The vector returned is missing the "="
between the "x"
and the "-9"
.
How do I fix this bug? I tried debugging but couldn't figure out what I messed up. A fresh pair of eyes is a boon.
This is how I tokenize:
std::vector<Token> tokenizeLine(const std::string str)
{
std::vector<Token> tokens;
std::string::size_type start = 0;
std::string::size_type end = 0;
while (end != std::string::npos)
{
enum POSES
{
EQUALS,
OPEN,
CLOSE,
SPACE,
EOL,
RETURN,
TAB,
COMMENT,
POSES_SIZE
};
std::string::size_type pos[] =
{
str.find('=', start),
str.find('{', start),
str.find('}', start),
str.find(' ', start),
str.find('\n', start),
str.find('\r', start),
str.find('\t', start),
str.find('#', start)
};
end = *std::min_element(pos, &pos[POSES_SIZE]);
switch (str[start])
{
case('=') :
tokens.push_back(Token(Token::EQUALS, "="));
break;
case('{') :
tokens.push_back(Token(Token::BLOCK_OPEN, "{"));
break;
case('}') :
tokens.push_back(Token(Token::BLOCK_CLOSE, "}"));
break;
case(' ') :
case('\n') :
case('\r') :
case('\t'):
break;
case('#') :
return tokens;
break;
default:
if(str.substr(start, end - start).length() > 0)

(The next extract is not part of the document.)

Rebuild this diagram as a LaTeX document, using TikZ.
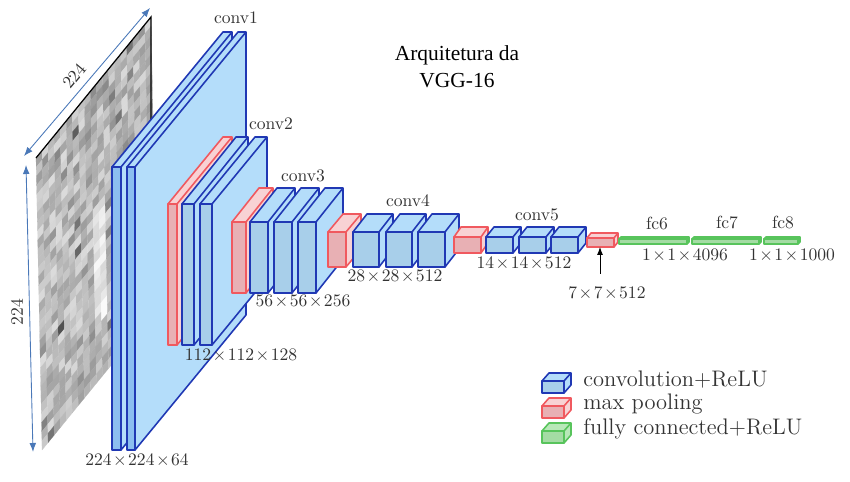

tokens.push_back(Token(Token::LABEL, str.substr(start, end - start)));
}
// If at end, use start=maxSize. Else use start=end+delimiter.
start = ((end > (std::string::npos - sizeof(char)))
? std::string::npos : end + sizeof(char));
}
return tokens;
}
Here's one you can run in the comfort of your home:
std::vector<std::string> tokenizeLine(const std::string str)
{
std::vector<std::string> tokens;
std::string::size_type start = 0;
std::string::size_type end = 0;
while (end != std::string::npos)
{
enum POSES // Deliminators
{
EQUALS,
OPEN,
CLOSE,
SPACE,
EOL,
RETURN,
TAB,
COMMENT,
POSES_SIZE
};
std::string::size_type pos[] =
{
str.find('=', start),
str.find('{', start),
str.find('}', start),
str.find(' ', start),
str.find('\n', start),
str.find('\r', start),
str.find('\t', start),
str.find('#', start)
};
end = *std::min_element(pos, &pos[POSES_SIZE]);
switch (str[start])
{
case('=') :
tokens.push_back("=");
break;
case('{') :
tokens.push_back("{");
break;
case('}') :
tokens.push_back("}");
break;
case(' ') :
case('\n') :
case('\r') :
case('\t'):
break;
case('#') :
return tokens;
break;
default:
if(str.substr(start, end - start).length() > 0)
tokens.push_back(str.substr(start, end - start));
}
// If at end, use start=maxSize. Else use start=end+delimiter.
start = ((end > (std::string::npos - sizeof(char)))
? std::string::npos : end + sizeof(char));
}
return tokens;
}